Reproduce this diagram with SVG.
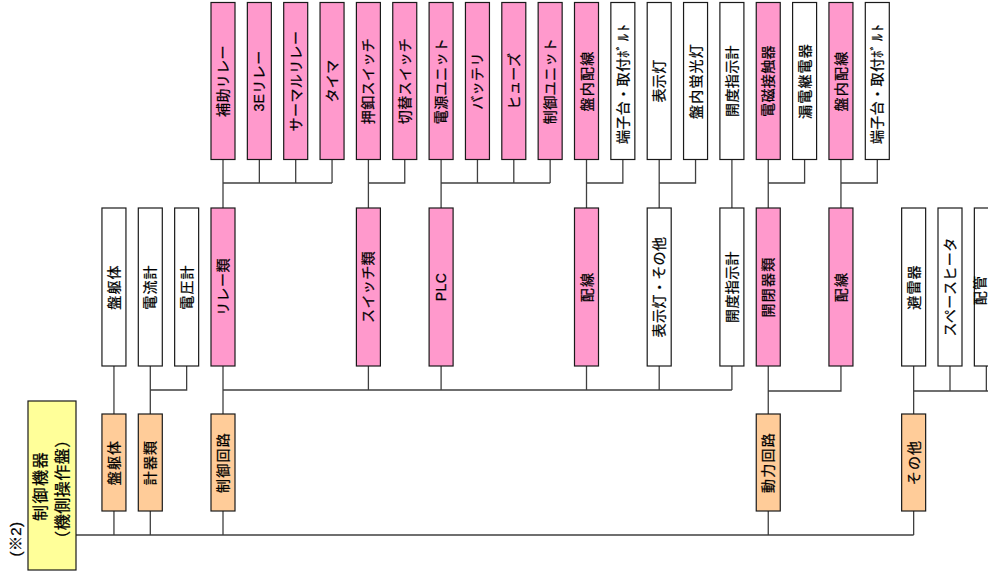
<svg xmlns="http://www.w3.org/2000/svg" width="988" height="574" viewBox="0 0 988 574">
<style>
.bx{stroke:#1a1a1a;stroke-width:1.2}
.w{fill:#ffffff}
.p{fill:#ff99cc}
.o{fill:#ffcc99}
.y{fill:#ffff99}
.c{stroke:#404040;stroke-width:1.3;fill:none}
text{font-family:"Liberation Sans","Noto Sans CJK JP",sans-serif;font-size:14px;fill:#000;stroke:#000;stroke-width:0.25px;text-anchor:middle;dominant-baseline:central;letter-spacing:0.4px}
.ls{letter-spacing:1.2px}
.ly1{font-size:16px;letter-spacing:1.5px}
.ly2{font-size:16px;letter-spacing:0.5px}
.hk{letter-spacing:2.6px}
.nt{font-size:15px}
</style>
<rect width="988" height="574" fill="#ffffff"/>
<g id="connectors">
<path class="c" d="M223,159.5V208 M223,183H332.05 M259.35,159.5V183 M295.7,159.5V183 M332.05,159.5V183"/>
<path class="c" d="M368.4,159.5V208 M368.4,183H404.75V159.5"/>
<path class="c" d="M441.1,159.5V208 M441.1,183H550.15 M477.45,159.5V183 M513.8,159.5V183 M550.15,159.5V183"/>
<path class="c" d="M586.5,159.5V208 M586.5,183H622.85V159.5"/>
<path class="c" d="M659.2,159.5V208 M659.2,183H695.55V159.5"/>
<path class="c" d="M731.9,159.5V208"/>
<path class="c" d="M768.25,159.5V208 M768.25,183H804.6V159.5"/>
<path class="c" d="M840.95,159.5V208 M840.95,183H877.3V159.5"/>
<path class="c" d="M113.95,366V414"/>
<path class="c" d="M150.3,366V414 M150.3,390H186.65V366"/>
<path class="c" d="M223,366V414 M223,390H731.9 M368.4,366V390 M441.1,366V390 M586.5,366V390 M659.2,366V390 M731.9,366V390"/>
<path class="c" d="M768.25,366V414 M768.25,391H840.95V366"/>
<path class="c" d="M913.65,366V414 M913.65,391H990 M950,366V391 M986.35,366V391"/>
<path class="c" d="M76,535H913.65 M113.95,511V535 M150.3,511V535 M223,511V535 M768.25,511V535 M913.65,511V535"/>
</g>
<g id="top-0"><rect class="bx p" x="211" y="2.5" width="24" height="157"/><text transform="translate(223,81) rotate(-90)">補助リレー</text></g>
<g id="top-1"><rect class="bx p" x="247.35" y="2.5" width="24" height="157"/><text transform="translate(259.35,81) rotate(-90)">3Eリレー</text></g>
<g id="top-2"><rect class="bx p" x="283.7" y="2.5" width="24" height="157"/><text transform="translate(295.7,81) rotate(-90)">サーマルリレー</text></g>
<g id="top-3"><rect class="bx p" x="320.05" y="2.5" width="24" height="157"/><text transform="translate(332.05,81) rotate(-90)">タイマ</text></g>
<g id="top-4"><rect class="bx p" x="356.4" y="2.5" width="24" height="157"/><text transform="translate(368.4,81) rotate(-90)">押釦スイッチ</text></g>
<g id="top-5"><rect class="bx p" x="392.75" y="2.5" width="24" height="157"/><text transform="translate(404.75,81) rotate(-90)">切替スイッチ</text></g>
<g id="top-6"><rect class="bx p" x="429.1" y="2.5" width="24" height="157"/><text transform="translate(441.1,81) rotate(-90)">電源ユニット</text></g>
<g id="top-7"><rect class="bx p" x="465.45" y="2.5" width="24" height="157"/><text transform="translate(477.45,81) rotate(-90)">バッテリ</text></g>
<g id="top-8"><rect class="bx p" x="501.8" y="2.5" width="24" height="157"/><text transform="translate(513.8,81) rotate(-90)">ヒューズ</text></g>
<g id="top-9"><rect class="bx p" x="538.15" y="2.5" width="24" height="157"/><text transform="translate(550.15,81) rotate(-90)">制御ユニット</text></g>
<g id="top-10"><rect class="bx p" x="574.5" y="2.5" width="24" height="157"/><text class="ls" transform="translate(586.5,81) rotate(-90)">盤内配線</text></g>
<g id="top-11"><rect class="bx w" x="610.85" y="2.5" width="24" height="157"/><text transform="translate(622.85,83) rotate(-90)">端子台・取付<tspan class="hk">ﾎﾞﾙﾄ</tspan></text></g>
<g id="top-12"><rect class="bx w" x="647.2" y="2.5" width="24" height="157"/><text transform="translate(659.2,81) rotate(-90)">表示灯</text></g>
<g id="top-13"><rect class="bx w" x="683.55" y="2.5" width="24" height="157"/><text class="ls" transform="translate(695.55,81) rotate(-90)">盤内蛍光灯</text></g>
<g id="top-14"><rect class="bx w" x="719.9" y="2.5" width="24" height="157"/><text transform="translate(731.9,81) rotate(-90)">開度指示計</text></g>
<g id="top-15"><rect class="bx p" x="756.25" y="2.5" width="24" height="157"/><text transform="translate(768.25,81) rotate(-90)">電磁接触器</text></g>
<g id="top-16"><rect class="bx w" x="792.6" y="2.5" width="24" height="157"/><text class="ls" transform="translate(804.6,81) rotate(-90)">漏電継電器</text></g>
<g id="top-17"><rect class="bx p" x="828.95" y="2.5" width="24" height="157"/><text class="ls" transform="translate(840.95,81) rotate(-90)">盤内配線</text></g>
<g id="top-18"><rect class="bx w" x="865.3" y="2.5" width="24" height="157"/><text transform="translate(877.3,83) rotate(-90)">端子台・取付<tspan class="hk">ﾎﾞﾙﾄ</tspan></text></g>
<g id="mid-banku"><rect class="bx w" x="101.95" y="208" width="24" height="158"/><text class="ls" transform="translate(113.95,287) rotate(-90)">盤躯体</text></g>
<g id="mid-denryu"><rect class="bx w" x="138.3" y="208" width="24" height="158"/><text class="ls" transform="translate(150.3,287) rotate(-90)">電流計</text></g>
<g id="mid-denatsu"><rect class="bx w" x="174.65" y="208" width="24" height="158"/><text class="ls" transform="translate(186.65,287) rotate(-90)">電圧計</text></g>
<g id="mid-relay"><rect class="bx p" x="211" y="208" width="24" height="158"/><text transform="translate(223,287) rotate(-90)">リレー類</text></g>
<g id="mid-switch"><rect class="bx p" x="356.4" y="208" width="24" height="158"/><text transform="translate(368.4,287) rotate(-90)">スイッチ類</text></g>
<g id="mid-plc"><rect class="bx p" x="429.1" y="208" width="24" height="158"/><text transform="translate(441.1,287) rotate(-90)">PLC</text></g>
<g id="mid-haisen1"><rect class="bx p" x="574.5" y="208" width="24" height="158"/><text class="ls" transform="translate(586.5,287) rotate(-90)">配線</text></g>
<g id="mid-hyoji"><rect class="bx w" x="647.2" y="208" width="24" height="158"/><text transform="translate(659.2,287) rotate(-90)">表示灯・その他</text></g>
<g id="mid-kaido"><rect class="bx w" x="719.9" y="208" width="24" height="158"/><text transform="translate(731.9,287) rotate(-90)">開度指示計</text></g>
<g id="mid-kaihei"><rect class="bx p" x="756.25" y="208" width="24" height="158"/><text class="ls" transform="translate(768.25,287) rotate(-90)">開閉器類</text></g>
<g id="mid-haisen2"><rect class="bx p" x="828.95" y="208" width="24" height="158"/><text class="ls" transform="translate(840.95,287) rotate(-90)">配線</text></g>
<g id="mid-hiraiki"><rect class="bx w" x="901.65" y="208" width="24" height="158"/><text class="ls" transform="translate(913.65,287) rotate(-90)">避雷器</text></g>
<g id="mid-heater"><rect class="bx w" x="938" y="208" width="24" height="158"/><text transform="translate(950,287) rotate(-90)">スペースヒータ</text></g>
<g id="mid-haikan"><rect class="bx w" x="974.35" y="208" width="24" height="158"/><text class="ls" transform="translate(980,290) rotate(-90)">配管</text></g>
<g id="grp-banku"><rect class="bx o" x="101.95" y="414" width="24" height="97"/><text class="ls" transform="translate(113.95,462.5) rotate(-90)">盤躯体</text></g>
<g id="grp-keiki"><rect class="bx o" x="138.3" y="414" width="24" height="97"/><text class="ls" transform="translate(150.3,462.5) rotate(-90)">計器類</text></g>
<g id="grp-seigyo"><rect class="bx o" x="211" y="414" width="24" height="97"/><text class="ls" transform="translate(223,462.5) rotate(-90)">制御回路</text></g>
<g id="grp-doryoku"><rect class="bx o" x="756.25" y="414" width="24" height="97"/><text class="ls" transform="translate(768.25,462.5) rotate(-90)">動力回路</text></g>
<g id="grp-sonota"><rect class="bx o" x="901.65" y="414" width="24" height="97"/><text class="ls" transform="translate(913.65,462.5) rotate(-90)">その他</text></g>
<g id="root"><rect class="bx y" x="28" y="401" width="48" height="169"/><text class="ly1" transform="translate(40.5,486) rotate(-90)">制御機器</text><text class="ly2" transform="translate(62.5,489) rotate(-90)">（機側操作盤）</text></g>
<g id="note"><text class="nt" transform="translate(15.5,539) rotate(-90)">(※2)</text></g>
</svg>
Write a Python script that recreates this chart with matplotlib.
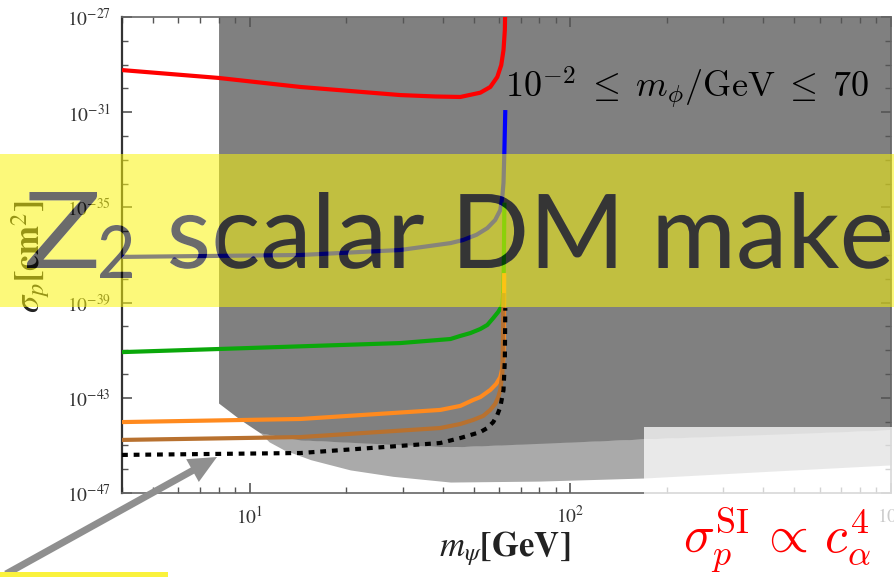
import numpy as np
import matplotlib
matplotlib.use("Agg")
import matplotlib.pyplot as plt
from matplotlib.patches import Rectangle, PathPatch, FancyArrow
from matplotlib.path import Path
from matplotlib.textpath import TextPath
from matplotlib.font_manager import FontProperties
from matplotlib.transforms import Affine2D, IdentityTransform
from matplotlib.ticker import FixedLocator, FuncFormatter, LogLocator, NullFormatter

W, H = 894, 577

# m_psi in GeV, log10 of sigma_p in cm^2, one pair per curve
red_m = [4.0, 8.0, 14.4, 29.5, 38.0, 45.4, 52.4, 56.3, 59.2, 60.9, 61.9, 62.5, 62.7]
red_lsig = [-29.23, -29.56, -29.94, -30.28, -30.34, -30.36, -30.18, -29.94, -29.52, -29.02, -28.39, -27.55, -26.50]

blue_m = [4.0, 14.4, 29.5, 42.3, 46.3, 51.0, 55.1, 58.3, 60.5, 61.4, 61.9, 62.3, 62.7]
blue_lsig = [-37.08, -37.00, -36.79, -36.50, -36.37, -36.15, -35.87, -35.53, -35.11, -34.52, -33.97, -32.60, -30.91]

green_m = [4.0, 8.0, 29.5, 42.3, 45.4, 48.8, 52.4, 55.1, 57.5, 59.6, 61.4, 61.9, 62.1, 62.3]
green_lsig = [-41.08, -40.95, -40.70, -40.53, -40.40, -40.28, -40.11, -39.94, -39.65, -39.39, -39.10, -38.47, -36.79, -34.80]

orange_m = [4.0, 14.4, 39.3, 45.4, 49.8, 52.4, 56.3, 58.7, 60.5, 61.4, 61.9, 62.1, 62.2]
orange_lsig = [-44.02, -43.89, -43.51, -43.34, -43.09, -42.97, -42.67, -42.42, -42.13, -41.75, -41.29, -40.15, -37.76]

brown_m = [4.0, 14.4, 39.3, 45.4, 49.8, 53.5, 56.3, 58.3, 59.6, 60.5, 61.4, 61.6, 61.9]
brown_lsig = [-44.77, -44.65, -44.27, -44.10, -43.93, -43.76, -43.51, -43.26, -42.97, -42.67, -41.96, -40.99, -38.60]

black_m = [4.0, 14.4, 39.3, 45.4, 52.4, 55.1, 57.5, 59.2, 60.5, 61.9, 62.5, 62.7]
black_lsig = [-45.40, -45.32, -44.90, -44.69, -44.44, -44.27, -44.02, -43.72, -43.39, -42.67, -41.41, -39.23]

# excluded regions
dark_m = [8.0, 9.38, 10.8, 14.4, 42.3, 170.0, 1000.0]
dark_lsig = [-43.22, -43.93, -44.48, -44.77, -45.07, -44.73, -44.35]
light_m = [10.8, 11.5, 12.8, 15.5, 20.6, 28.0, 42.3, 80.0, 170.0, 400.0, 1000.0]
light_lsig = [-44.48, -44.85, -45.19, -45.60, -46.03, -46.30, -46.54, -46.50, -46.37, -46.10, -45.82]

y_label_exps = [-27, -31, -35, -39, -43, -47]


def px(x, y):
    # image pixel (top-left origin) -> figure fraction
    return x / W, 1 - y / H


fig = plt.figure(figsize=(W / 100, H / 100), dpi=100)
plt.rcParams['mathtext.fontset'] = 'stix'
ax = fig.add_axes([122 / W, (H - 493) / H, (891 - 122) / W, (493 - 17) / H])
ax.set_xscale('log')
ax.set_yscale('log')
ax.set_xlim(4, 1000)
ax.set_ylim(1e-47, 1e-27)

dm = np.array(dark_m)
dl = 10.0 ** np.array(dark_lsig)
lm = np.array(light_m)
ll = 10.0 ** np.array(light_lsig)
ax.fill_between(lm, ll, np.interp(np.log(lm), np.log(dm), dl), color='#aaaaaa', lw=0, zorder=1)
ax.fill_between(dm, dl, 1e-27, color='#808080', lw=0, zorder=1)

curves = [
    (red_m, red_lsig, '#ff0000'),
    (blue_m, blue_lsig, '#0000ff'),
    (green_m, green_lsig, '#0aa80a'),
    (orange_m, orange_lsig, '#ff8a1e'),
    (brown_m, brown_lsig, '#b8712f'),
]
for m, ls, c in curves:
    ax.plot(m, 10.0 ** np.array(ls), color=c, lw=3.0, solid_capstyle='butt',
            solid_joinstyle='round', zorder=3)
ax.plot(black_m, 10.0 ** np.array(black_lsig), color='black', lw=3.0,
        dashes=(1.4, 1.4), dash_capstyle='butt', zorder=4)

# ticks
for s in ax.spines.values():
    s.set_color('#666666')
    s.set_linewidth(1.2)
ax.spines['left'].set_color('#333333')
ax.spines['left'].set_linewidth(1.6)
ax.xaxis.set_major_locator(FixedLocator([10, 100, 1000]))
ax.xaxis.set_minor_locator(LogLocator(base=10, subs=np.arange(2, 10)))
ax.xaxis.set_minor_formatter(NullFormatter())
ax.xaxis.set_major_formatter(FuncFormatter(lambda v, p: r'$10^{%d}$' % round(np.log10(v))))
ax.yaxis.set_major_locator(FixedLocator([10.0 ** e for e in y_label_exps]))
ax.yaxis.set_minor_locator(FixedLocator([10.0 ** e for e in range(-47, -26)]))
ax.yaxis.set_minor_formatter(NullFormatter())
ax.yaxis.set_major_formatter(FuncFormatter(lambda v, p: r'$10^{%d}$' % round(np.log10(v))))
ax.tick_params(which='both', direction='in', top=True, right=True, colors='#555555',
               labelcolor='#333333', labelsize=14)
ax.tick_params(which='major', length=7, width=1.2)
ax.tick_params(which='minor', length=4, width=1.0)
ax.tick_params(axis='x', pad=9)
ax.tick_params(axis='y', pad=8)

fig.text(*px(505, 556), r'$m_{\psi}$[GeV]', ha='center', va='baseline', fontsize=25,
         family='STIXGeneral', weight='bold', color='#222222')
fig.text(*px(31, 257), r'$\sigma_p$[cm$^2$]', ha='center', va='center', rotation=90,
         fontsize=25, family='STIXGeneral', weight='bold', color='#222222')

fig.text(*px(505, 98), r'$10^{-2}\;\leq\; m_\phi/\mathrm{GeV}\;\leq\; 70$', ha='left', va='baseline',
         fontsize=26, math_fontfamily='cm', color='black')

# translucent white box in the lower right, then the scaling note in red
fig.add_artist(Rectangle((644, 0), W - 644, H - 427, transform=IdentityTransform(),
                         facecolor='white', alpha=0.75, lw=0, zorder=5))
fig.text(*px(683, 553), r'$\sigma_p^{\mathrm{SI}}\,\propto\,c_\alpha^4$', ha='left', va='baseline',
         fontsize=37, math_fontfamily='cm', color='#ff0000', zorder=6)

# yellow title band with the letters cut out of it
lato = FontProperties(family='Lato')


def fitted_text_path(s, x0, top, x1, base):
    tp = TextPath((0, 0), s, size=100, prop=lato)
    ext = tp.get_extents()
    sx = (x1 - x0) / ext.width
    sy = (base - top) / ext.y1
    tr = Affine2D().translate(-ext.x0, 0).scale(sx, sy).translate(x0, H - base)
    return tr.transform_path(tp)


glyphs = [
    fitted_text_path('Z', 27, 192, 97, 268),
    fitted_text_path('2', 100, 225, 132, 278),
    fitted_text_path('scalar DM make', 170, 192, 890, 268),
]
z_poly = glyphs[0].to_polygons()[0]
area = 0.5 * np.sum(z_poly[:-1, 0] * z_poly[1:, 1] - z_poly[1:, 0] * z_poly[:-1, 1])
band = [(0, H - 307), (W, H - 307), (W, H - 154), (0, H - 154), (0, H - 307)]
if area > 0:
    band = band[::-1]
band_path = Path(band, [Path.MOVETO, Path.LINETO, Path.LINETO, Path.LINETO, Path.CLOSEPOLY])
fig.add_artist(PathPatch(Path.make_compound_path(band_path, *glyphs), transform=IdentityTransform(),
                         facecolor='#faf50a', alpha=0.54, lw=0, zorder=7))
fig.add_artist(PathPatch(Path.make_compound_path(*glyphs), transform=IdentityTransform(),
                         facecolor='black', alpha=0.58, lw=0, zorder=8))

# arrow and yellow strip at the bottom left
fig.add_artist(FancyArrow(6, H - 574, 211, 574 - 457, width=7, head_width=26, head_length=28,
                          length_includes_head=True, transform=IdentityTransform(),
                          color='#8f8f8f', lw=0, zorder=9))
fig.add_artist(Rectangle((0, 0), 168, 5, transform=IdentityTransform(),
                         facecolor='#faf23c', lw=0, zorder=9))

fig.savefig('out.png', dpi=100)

**TASK GOAL**
Report all lines of the data above that include the string "with".

**SOLUTION BELOW**
Reproduce this diagram with SVG.
Write a Python script that recreates this chart with matplotlib.
# yellow title band with the letters cut out of it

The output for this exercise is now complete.